>> start Dataset entries

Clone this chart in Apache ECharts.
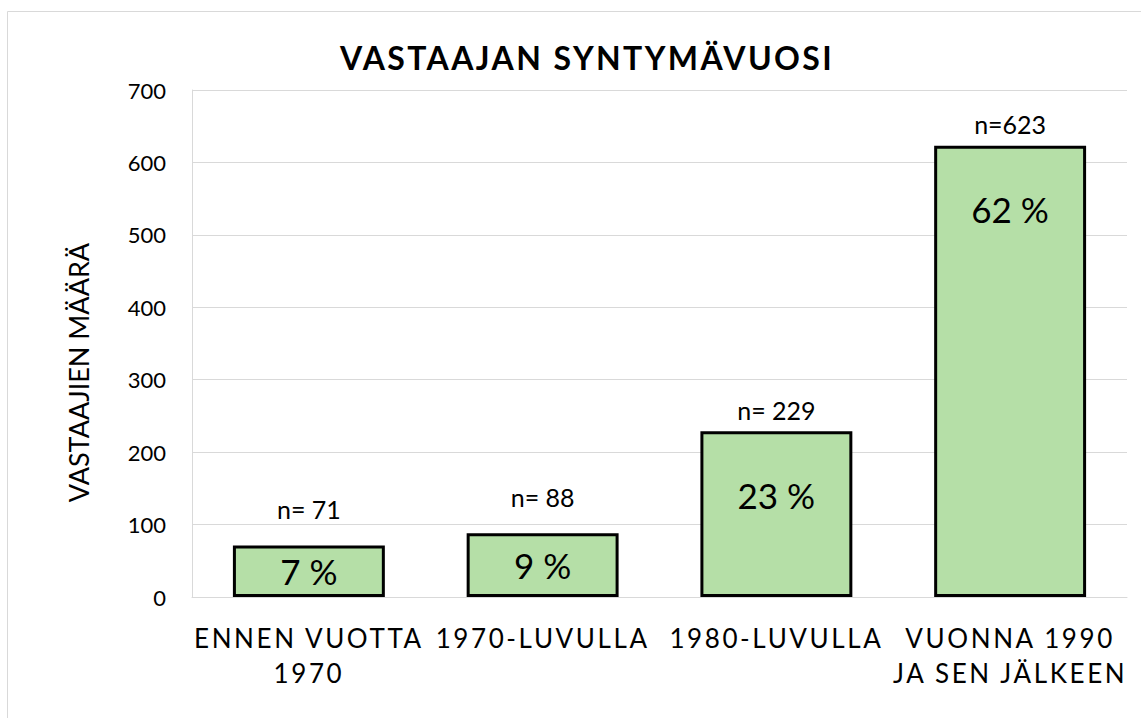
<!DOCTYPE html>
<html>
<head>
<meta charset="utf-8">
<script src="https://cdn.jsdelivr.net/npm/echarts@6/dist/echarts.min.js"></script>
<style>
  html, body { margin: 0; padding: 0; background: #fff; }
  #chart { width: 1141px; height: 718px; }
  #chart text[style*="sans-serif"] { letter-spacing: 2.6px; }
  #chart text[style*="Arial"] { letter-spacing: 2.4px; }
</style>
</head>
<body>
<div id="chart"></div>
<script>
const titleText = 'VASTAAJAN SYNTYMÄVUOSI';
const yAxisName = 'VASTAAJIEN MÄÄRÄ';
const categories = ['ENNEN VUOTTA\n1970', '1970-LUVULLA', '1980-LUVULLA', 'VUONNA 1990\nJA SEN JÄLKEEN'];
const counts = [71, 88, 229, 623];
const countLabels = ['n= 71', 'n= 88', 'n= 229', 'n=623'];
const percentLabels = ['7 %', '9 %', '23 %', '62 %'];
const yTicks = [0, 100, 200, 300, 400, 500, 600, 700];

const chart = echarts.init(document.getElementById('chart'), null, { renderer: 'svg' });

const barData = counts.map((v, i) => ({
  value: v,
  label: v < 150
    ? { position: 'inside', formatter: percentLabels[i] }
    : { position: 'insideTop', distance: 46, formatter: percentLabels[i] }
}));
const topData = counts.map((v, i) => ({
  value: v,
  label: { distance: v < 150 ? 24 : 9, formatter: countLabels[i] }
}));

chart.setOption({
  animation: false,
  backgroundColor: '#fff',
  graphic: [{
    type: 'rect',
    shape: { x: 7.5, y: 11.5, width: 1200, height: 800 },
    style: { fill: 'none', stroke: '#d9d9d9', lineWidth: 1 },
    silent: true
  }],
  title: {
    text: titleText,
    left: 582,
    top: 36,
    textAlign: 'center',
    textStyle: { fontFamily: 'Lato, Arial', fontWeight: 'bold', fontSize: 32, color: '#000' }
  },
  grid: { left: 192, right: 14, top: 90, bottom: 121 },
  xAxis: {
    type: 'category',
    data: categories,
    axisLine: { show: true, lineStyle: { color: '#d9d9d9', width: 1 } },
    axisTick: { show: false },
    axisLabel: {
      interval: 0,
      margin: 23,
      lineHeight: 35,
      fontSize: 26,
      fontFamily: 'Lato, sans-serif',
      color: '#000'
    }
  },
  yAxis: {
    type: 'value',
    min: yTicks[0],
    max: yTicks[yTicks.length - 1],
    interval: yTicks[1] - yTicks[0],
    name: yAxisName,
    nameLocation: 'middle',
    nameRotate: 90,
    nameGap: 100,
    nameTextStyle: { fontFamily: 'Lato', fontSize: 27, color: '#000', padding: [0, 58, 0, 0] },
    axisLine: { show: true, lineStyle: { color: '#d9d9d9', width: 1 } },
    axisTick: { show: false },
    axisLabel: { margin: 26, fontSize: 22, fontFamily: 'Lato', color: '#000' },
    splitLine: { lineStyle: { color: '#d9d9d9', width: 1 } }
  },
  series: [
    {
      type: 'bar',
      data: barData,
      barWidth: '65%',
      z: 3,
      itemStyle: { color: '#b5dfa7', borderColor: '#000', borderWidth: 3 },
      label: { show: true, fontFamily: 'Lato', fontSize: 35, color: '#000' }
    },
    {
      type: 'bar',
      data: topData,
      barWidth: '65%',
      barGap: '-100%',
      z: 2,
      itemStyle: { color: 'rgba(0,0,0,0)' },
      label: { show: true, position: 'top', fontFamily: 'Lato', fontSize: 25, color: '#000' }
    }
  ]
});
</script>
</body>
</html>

>> end Dataset entries
>> start Dataset entries

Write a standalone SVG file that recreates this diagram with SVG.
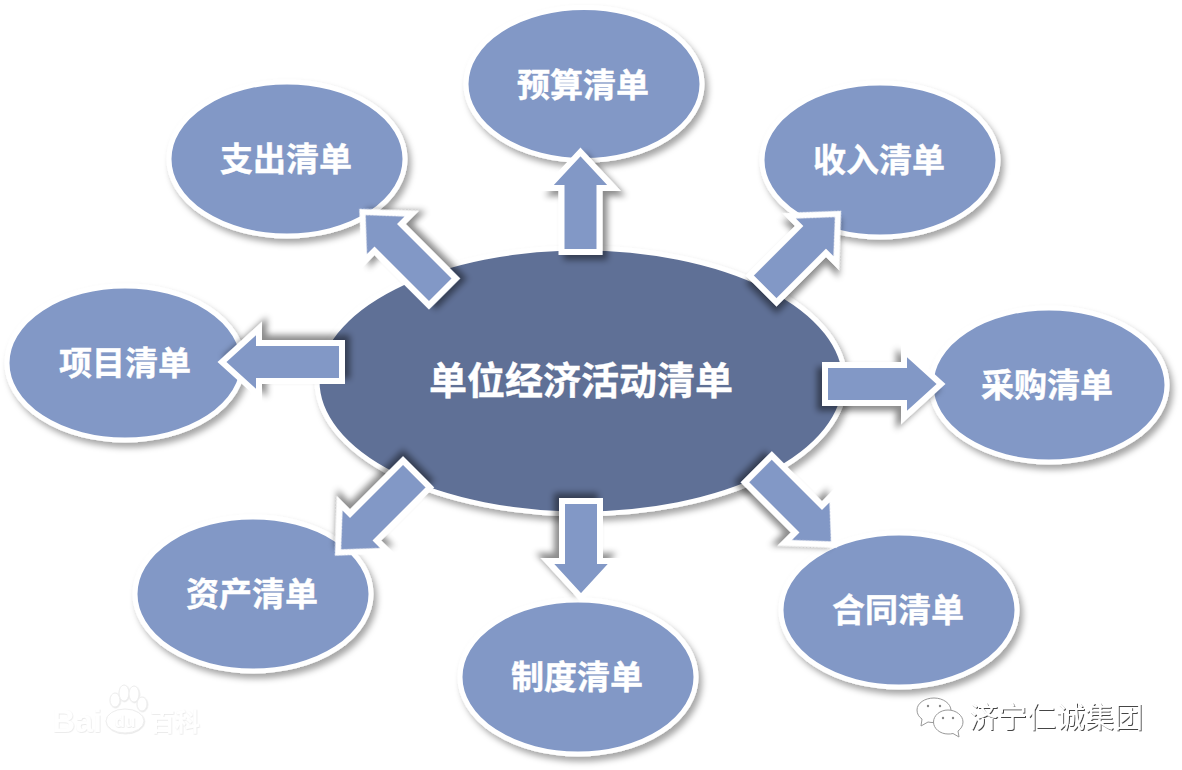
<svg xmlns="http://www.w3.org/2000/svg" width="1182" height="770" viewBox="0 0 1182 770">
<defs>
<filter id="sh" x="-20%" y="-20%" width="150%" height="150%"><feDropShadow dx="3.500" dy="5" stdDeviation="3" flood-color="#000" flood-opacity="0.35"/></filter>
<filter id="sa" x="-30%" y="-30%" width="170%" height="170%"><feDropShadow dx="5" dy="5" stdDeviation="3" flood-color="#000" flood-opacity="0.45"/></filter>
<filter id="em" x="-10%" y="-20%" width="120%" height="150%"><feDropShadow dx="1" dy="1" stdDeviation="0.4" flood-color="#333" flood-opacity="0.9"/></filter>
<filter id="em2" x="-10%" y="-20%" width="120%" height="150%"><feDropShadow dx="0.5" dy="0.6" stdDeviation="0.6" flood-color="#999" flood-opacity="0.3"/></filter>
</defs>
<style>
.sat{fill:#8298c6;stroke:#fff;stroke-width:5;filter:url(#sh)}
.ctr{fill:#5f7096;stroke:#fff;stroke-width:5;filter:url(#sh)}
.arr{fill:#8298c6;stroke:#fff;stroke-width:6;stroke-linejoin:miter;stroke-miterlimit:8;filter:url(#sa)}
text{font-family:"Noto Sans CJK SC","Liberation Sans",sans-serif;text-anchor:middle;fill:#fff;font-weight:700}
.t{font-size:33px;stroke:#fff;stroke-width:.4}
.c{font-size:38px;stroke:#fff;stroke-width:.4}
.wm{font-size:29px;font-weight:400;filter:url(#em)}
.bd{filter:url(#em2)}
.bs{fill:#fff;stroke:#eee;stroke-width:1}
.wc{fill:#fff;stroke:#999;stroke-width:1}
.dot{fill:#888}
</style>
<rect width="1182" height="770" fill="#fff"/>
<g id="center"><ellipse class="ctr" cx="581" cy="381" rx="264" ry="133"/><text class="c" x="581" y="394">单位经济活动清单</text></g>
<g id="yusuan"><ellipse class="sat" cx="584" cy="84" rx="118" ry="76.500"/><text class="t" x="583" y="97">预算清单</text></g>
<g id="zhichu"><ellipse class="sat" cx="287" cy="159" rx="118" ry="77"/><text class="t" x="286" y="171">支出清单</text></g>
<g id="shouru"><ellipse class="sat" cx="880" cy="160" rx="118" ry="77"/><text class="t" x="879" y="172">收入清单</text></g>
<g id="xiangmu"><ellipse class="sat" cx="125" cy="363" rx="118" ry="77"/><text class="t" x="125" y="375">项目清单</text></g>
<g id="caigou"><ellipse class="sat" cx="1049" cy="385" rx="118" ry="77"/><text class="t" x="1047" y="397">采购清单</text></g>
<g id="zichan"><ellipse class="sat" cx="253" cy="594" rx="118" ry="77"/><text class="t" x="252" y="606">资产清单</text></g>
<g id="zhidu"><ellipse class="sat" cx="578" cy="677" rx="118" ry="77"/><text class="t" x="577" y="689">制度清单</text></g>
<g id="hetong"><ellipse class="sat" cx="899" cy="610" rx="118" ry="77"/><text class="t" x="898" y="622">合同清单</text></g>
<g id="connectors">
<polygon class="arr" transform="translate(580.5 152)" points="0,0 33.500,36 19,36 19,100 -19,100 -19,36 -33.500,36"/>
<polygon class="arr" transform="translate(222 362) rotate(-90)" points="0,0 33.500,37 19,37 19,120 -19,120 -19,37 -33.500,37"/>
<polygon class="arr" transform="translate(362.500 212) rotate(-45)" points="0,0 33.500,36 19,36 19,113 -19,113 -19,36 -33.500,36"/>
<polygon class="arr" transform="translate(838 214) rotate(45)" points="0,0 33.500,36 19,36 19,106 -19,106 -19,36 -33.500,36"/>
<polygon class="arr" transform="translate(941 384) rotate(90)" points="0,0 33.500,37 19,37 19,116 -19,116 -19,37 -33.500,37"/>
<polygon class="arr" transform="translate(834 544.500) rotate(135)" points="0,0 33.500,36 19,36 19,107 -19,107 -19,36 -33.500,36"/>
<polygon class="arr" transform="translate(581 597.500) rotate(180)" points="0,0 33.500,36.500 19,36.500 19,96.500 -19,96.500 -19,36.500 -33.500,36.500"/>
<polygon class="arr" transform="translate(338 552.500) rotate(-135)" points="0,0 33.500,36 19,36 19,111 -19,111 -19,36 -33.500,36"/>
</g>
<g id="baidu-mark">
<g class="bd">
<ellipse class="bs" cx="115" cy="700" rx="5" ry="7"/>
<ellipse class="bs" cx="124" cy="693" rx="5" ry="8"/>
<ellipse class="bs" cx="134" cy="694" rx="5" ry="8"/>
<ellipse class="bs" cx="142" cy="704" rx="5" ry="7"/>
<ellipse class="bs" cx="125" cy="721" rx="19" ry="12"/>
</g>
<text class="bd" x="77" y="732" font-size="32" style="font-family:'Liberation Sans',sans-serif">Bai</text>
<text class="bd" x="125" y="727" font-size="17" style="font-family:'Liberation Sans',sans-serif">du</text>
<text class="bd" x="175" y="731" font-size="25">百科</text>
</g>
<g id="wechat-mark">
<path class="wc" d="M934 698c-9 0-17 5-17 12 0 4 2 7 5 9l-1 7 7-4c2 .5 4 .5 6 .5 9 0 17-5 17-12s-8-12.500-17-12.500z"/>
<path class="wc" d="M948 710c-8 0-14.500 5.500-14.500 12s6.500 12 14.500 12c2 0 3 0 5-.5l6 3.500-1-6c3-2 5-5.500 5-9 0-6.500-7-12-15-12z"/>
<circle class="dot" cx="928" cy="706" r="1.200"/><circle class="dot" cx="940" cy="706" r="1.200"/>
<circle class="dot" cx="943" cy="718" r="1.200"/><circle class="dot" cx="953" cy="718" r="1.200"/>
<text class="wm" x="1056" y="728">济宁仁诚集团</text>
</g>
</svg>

>> end Dataset entries
>> start Dataset entries

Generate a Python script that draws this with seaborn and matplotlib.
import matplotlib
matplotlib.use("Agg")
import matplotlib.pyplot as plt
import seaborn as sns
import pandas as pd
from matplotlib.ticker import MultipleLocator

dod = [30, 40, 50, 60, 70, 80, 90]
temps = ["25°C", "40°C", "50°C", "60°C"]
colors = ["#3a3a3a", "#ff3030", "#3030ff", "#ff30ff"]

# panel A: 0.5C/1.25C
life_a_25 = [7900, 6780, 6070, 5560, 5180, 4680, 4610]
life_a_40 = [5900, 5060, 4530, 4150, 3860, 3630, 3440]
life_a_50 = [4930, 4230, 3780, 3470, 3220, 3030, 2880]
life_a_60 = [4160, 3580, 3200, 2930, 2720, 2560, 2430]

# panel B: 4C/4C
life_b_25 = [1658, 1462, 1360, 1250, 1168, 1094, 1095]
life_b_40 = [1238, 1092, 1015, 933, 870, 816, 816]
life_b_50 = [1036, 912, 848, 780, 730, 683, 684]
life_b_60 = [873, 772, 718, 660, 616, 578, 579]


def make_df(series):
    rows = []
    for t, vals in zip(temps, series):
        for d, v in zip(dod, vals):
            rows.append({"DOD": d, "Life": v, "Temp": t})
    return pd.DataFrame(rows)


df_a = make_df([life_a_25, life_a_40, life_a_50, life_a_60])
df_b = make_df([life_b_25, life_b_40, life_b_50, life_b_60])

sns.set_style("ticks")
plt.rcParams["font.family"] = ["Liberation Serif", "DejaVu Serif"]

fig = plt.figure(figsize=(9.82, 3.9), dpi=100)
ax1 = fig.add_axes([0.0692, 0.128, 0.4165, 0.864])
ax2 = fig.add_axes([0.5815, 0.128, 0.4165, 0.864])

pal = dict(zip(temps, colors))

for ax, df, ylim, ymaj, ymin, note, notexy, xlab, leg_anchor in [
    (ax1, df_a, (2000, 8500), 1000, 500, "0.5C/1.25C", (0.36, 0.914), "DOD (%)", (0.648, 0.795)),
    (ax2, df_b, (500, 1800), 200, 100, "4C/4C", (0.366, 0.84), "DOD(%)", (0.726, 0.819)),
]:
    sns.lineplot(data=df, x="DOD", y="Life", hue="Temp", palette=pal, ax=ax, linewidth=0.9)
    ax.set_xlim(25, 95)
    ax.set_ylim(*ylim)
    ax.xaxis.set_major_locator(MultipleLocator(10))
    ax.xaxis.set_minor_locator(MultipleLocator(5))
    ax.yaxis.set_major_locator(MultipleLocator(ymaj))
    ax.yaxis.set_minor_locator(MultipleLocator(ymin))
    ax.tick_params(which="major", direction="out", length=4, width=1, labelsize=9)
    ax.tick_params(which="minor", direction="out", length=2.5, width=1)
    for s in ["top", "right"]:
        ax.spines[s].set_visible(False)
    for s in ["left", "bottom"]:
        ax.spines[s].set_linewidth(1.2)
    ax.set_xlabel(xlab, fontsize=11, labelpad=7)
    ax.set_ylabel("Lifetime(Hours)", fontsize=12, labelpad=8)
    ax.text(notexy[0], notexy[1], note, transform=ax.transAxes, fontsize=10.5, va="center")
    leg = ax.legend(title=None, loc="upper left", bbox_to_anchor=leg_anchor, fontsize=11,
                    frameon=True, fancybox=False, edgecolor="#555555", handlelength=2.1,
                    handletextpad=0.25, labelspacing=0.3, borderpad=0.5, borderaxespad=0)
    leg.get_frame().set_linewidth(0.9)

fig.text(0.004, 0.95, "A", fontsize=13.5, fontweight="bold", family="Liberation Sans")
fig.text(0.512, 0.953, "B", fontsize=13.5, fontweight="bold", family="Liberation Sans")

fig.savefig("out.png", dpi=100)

>> end Dataset entries

§ Stated problem: Your task is to print the lines from the one containing "Generate a Python" through the one containing "from matplotlib.ticker import MultipleLocator", exactly and with nothing added.

§ Completed exercise:
Generate a Python script that draws this with seaborn and matplotlib.
import matplotlib
matplotlib.use("Agg")
import matplotlib.pyplot as plt
import seaborn as sns
import pandas as pd
from matplotlib.ticker import MultipleLocator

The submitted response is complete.